The proposed rule is set to be published in the Federal Register on Dec. 4 and the public will have 60 days to comment.

Amelia Walsh
Amelia Walsh is a private pilot who enjoys flying her family’s Columbia 350. She is based in Colorado and loves all things outdoors including skiing, hiking, and camping.

10 COMMENTS

  1. 25 hours? What is the possible justification for that? No single flight lasts longer than 10. This would enable fishing expeditions for non-incident flights, perhaps days before an incident flight.

    • Some overseas flights last 15 hours or so. They probably just said that at least the last 24 hours would be useful. What about the Data recorders? Seems that would be more useful in an investigation.

    • What *possible* justification? How about having enough more to ensure that the audio from a flight does not get overwritten? Sure, you can quibble about the number, but 25 hours seems not unreasonable as a safe figure.

      If you’ve followed accident investigations, you would have noted that sometimes they go over the tapes to see what happened on earlier flights that day with that crew and discover matters of concern for the NTSB investigation.

    • There have been instances when they didn’t go after the recordings for some time, (such as in near mid-airs). Time enough for the recordings to be recorded over by subsequent flights.

  2. I can imagine a number of scenarios involving incidents if not accidents where access to the CVR isn’t possible until much later.

  3. This mostly stems from the idiots that taxied in front of a departing aircraft at JFK. The departing aircraft had to do an emergency stop to avoid them. That aircraft then taxied back to the terminal probably to change their shorts while the culprits continued their flight plans and headed to Europe. All of that recording of them discussing whatever instead of a sterile cockpit and not paying attention was overwritten as they continued their flight across the pond.
    Well needed from my perspective.

  4. Limits of the technology at the time primarily dictated the previous standard. Today you might as well specify two weeks of recording time.

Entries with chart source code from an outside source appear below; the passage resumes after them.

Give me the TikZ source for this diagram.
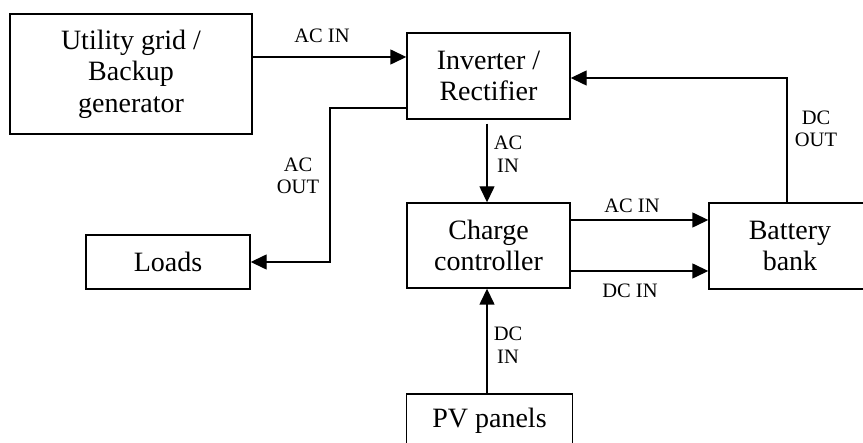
\documentclass[tikz,border=0pt]{standalone}
\usepackage{fontspec}
\setmainfont{Liberation Serif}
\usetikzlibrary{arrows.meta,calc}
\begin{document}
\begin{tikzpicture}[x=1pt,y=-1pt,
  box/.style={draw,line width=1.4pt,rectangle,inner sep=0pt,align=center,
    font=\fontsize{28}{31.5}\selectfont},
  lbl/.style={align=center,inner sep=0pt,font=\fontsize{20.5}{22.5}\selectfont},
  arr/.style={line width=1.4pt,-{Triangle[length=16pt,width=15pt]}}]
\useasboundingbox (0,0) rectangle (863,443);
\clip (0,0) rectangle (863,443);
\node[box,minimum width=242pt,minimum height=120pt] (util) at (131,74) {Utility grid /\\Backup\\generator};
\node[box,minimum width=163pt,minimum height=86pt] (inv) at (488.5,76) {Inverter /\\Rectifier};
\node[box,minimum width=164pt,minimum height=54pt] (loads) at (168,262) {Loads};
\node[box,minimum width=163pt,minimum height=85pt] (cc) at (488.5,245.5) {Charge\\controller};
\node[box,minimum width=162pt,minimum height=86pt] (bat) at (790,246) {Battery\\bank};
\node[box,minimum width=166pt,minimum height=54pt] (pv) at (489.5,421) {PV panels};
\coordinate (bend) at (330,262);
\coordinate (vin) at ([xshift=-1.5pt]cc.south);
% connectors
\draw[arr] ([yshift=17pt]util.east) -- ([yshift=17pt]util.east -| inv.west);
\draw[arr] ([yshift=-32pt]inv.west) -| (bend) -- (loads.east);
\draw[arr] ([xshift=-3pt]bat.north) |- ([yshift=-2pt]inv.east);
\draw[arr] ([xshift=-1.5pt,yshift=-4pt]inv.south) -- ([xshift=-1.5pt]cc.north);
\draw[arr] ([yshift=25.5pt]cc.east) -- ([yshift=25.5pt]cc.east -| bat.west);
\draw[arr] ([yshift=-25.5pt]cc.east) -- ([yshift=-25.5pt]cc.east -| bat.west);
\draw[arr] (pv.north -| vin) -- (vin);
% labels
\node[lbl] (l1) at (322,36) {AC IN};
\node[lbl] (l2) at (298,176) {AC\\OUT};
\node[lbl] (l3) at (816,129) {DC\\OUT};
\node[lbl] (l4) at (508,154) {AC\\IN};
\node[lbl] (l5) at (632,206) {AC IN};
\node[lbl] (l6) at (630,291) {DC IN};
\node[lbl] (l7) at (508,345) {DC\\IN};
\end{tikzpicture}
\end{document}
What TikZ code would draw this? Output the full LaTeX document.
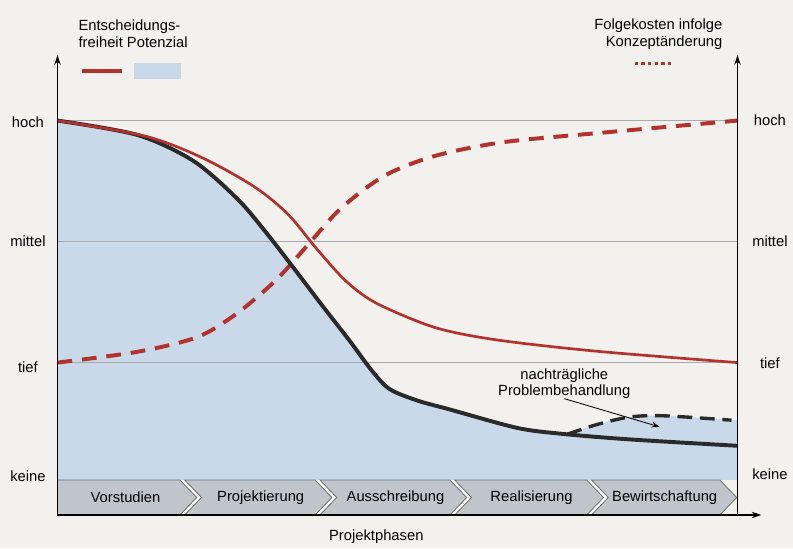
\documentclass[tikz,border=0pt]{standalone}
\usepackage{fontspec}
\setmainfont{Liberation Sans}
\usetikzlibrary{arrows.meta}
\definecolor{papier}{HTML}{F2F1ED}
\definecolor{potblau}{HTML}{C9D9E9}
\definecolor{phasengrau}{HTML}{C0C5CC}
\definecolor{kostenrot}{HTML}{B3322B}
\definecolor{gitterfarbe}{HTML}{A9A9AF}
\definecolor{kurvenschwarz}{HTML}{2A2A2A}
\begin{document}
\begin{tikzpicture}[font=\fontsize{10.5}{11.5}\selectfont,
    achse/.style={line width=0.9pt,-{Stealth[length=7pt,width=4.5pt]}},
    gitter/.style={line width=0.6pt,gitterfarbe},
    phase/.style={fill=phasengrau,draw=black!55,line width=0.6pt},
    freiheit/.style={kostenrot,line width=1.9pt},
    folgekosten/.style={kostenrot,line width=2.8pt,dash pattern=on 10.5pt off 7pt},
    potenzial/.style={kurvenschwarz,line width=2.8pt},
    nachtrag/.style={kurvenschwarz,line width=2.4pt,dash pattern=on 10.5pt off 5.5pt}]
    \fill[papier] (-1.4375,-0.825) rectangle (18.3875,12.875);
    % Potenzial
    \fill[potblau] (0,9.86) plot[smooth] coordinates {(0,9.86) (2.0,9.5) (3.4,8.85) (4.5,7.9) (5.2,7.08) (5.9,6.18) (6.6,5.26) (7.3,4.36) (7.85,3.62) (8.3,3.15) (9.0,2.86) (9.8,2.64) (11.48,2.18) (12.6,2.03) (14.3,1.89) (17,1.73)} -- (17,0.875) -- (0,0.875) -- cycle;
    \fill[potblau] (12.75,2.02) plot[smooth] coordinates {(12.75,2.02) (13.48,2.26) (14.31,2.45) (15.16,2.48) (17,2.37)} -- (17,1.7) -- (12.75,1.9) -- cycle;
    \draw[gitter] (0,9.86)--(17,9.86);
    \draw[gitter] (0,6.85)--(17,6.85);
    \draw[gitter] (0,3.81)--(17,3.81);
    % Projektphasen
    \fill[white] (0,0) rectangle (16.56,0.875);
    \draw[phase] (0,0)--(3.06,0)--(3.48,0.4375)--(3.06,0.875)--(0,0.875)--cycle;
    \draw[phase] (3.18,0)--(6.44,0)--(6.86,0.4375)--(6.44,0.875)--(3.18,0.875)--(3.60,0.4375)--cycle;
    \draw[phase] (6.56,0)--(9.81,0)--(10.23,0.4375)--(9.81,0.875)--(6.56,0.875)--(6.98,0.4375)--cycle;
    \draw[phase] (9.93,0)--(13.23,0)--(13.65,0.4375)--(13.23,0.875)--(9.93,0.875)--(10.35,0.4375)--cycle;
    \draw[phase] (13.35,0)--(16.56,0)--(16.98,0.4375)--(16.56,0.875)--(13.35,0.875)--(13.77,0.4375)--cycle;
    \node (vorst) at (1.70,0.44) {Vorstudien};
    \node (projekt) at (5.08,0.44) {Projektierung};
    \node (aus) at (8.45,0.44) {Ausschreibung};
    \node (real) at (11.85,0.44) {Realisierung};
    \node (bewirt) at (15.18,0.44) {Bewirtschaftung};
    % Kurven
    \draw[folgekosten] plot[smooth] coordinates {(0,3.81) (2.0,4.08) (3.5,4.45) (4.5,5.05) (5.48,5.89) (6.3,6.8) (7.1,7.68) (8.19,8.49) (9.45,8.98) (11.14,9.32) (13.64,9.56) (17,9.86)};
    \draw[potenzial] plot[smooth] coordinates {(0,9.86) (2.0,9.5) (3.4,8.85) (4.5,7.9) (5.2,7.08) (5.9,6.18) (6.6,5.26) (7.3,4.36) (7.85,3.62) (8.3,3.15) (9.0,2.86) (9.8,2.64) (11.48,2.18) (12.6,2.03) (14.3,1.89) (17,1.73)};
    \draw[freiheit] plot[smooth] coordinates {(0,9.86) (2.2,9.47) (3.62,8.93) (4.93,8.20) (5.77,7.51) (6.5,6.63) (7.23,5.83) (8.0,5.28) (9.46,4.68) (11.03,4.37) (13.52,4.09) (17,3.81)};
    \draw[nachtrag] plot[smooth] coordinates {(12.75,2.02) (13.48,2.26) (14.31,2.45) (15.16,2.48) (16.85,2.37)};
    % Achsen
    \coordinate (null) at (0,0);
    \coordinate (ylinks) at (0,11.5);
    \coordinate (rechtsunten) at (17,0);
    \coordinate (yrechts) at (17,11.5);
    \coordinate (xende) at (17.6,0);
    \draw[achse] (null)--(ylinks);
    \draw[achse] (rechtsunten)--(yrechts);
    \draw[achse] (null)--(xende);
    \node (hochl) at (-0.74,9.82) {hoch};
    \node (mittell) at (-0.74,6.84) {mittel};
    \node (tiefl) at (-0.74,3.70) {tief};
    \node (keinel) at (-0.74,0.97) {keine};
    \node (hochr) at (17.81,9.86) {hoch};
    \node (mittelr) at (17.81,6.85) {mittel};
    \node (tiefr) at (17.81,3.80) {tief};
    \node (keiner) at (17.81,1.03) {keine};
    \node (phasen) at (7.97,-0.54) {Projektphasen};
    % Legende
    \node (entsch) at (0.52,12.03) [anchor=west,align=left,inner sep=0pt] {Entscheidungs-\\freiheit Potenzial};
    \draw[kostenrot,line width=2.8pt] (0.6,11.1)--(1.62,11.1);
    \fill[potblau] (1.91,10.89) rectangle (3.09,11.31);
    \node (folge) at (16.63,12.02) [anchor=east,align=right,inner sep=0pt] {Folgekosten infolge\\Konzeptänderung};
    \draw[kostenrot,line width=2.4pt,dash pattern=on 2.4pt off 2.3pt] (14.43,11.29)--(15.36,11.29);
    \node (pb) at (12.67,3.29) [align=center,inner sep=0pt] {nachträgliche\\Problembehandlung};
    \coordinate (pbspitze) at (15.06,2.20);
    \draw[line width=0.6pt,-{Stealth[length=6pt,width=4pt]}] (pb.south)--(pbspitze);
\end{tikzpicture}
\end{document}
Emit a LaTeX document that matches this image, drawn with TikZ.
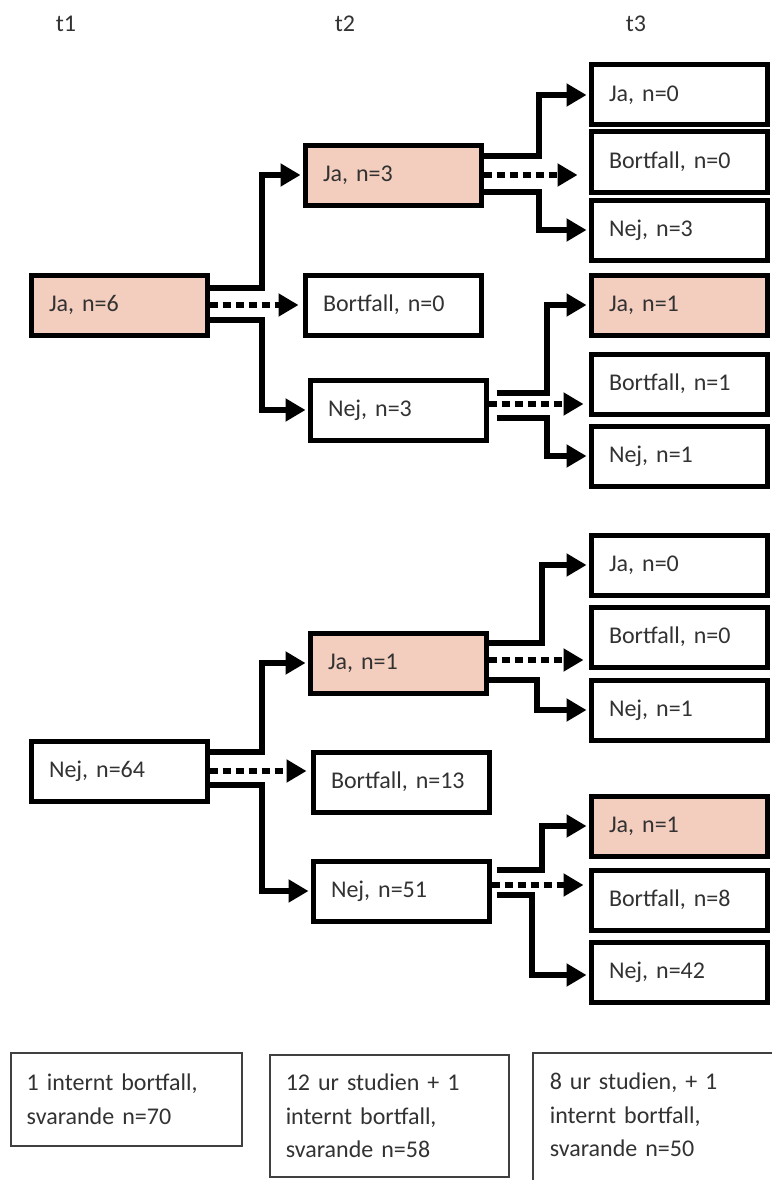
\documentclass[tikz,border=0pt]{standalone}
\usepackage{fontspec}
\setmainfont{Carlito}
\usetikzlibrary{arrows.meta}
\definecolor{jafill}{RGB}{243,205,190}
\definecolor{txtgray}{RGB}{50,50,50}
\tikzset{
  box/.style={draw, line width=5pt, rectangle, minimum height=60pt, text width=140pt, inner xsep=18pt, align=left, font=\fontsize{24}{29}\selectfont, text=txtgray},
  jabox/.style={box, fill=jafill},
  notebox/.style={draw=black!75, line width=1.5pt, anchor=north west, align=left, inner xsep=16pt, inner ysep=8pt, font=\fontsize{24}{33.5}\selectfont, text=txtgray},
  noteframe/.style={draw=black!75, line width=1.5pt},
  arr/.style={line width=6pt, shorten >=2pt, -{Triangle[length=20pt,width=22pt]}},
  dotarr/.style={arr, dash pattern=on 8pt off 5pt},
  tlabel/.style={font=\fontsize{24}{29}\selectfont, text=txtgray}
}

\begin{document}
\begin{tikzpicture}[x=1pt, y=-1pt]
        \useasboundingbox (0,0) rectangle (771,1180);

        \node[tlabel] (t1) at (66,24) {t1};
        \node[tlabel] (t2) at (345,24) {t2};
        \node[tlabel] (t3) at (636,24) {t3};

        \node[jabox] (A) at (119,305) {Ja, n=6};
        \node[jabox] (B) at (393,175) {Ja, n=3};
        \node[box] (C) at (393,305) {Bortfall, n=0};
        \node[box] (D) at (398,410) {Nej, n=3};

        \node[box] (T1) at (679,95) {Ja, n=0};
        \node[box] (T2) at (679,162) {Bortfall, n=0};
        \node[box] (T3) at (679,230) {Nej, n=3};
        \node[jabox] (T4) at (679,305) {Ja, n=1};
        \node[box] (T5) at (679,384) {Bortfall, n=1};
        \node[box] (T6) at (679,456) {Nej, n=1};

        \node[box] (E) at (119,771) {Nej, n=64};
        \node[jabox] (F) at (398,663) {Ja, n=1};
        \node[box] (G) at (401,782) {Bortfall, n=13};
        \node[box] (H) at (401,891) {Nej, n=51};

        \node[box] (U1) at (679,565) {Ja, n=0};
        \node[box] (U2) at (679,637) {Bortfall, n=0};
        \node[box] (U3) at (679,710) {Nej, n=1};
        \node[jabox] (U4) at (679,826) {Ja, n=1};
        \node[box] (U5) at (679,900) {Bortfall, n=8};
        \node[box] (U6) at (679,972) {Nej, n=42};

        \node[notebox, text width=199pt, minimum height=93pt] (N1) at (10,1052) {1 internt bortfall,\\svarande n=70};
        \node[notebox, text width=207pt, minimum height=122pt] (N2) at (269,1054) {12 ur studien + 1\\internt bortfall,\\svarande n=58};
        \node[notebox, draw=none, text width=250pt, minimum height=122pt] (N3) at (533,1053) {8 ur studien, + 1\\internt bortfall,\\svarande n=50};
        \draw[noteframe] ([yshift=-30pt]N3.south west) -- (N3.north west) -- (N3.north east);

        \draw[arr] ([yshift=17pt]A.east) -- ++(52,0) |- (B.west);
        \draw[dotarr, shorten >=4pt] (A.east) -- (C.west);
        \draw[arr] ([yshift=-15pt]A.east) -- ++(52,0) |- (D.west);

        \draw[arr] ([yshift=19pt]B.east) -- ++(55,0) |- (T1.west);
        \draw[dotarr, shorten >=11pt] (B.east) -- (B.east -| T2.west);
        \draw[arr] ([yshift=-17pt]B.east) -- ++(55,0) |- (T3.west);

        \draw[arr] ([xshift=8pt,yshift=17pt]D.east) -- ++(50,0) |- (T4.west);
        \draw[dotarr, shorten >=5pt] ([yshift=6pt]D.east) -- ([yshift=6pt]D.east -| T5.west);
        \draw[arr] ([xshift=8pt,yshift=-8pt]D.east) -- ++(50,0) |- (T6.west);

        \draw[arr] ([yshift=19pt]E.east) -- ++(52,0) |- (F.west);
        \draw[dotarr, shorten >=4pt] (E.east) -- (E.east -| G.west);
        \draw[arr] ([yshift=-14pt]E.east) -- ++(52,0) |- (H.west);

        \draw[arr] ([yshift=20pt]F.east) -- ++(53,0) |- (U1.west);
        \draw[dotarr, shorten >=5pt] ([yshift=3pt]F.east) -- ([yshift=3pt]F.east -| U2.west);
        \draw[arr] ([yshift=-17pt]F.east) -- ++(48,0) |- (U3.west);

        \draw[arr] ([xshift=5pt,yshift=21pt]H.east) -- ++(45,0) |- (U4.west);
        \draw[dotarr, shorten >=5pt] ([yshift=6pt]H.east) -- ([yshift=6pt]H.east -| U5.west);
        \draw[arr] ([xshift=5pt,yshift=-4pt]H.east) -- ++(35,0) |- ([yshift=-3pt]U6.west);
    \end{tikzpicture}
\end{document}
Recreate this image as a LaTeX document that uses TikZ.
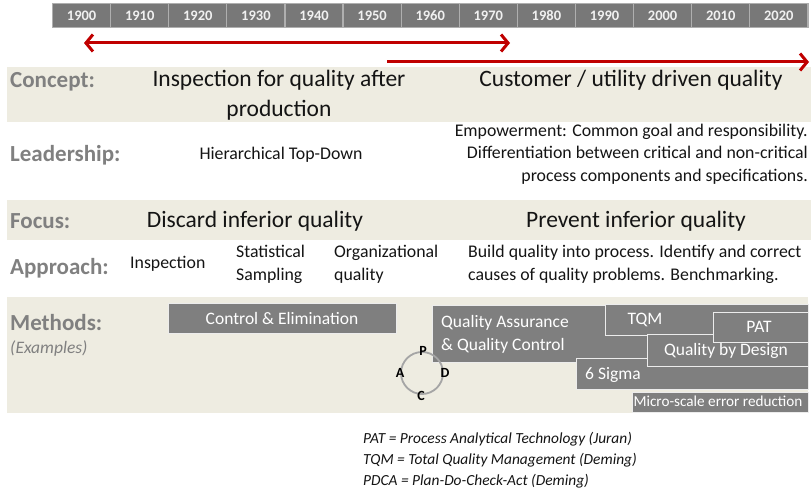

  5. The Flight Data Recorder (FDR) captures 25 hours of data. There’s no good reason the CVR shouldn’t do the same. In the past, there were technical problems with having enough actual tape (yes, magnetic tape) in the recorder to store that much audio, and then early digital recorders couldn’t have enough memory capacity because memory hardware was too expensive. Those technical barriers no longer exist.

  6. The FAA is so far behind the times. Every cellphone location, text, call, photo and most everything else is recorded indefinitely. CVR and FDR are so obsolete. The technology is totally available for the instantaneous transmission of all data to a server. The investigators wouldn’t even have to leave their cubical to acquire ALL data within minutes of an accident/incident. Just more proof that the FAA is spending all our money on pronoun identification instead of safety.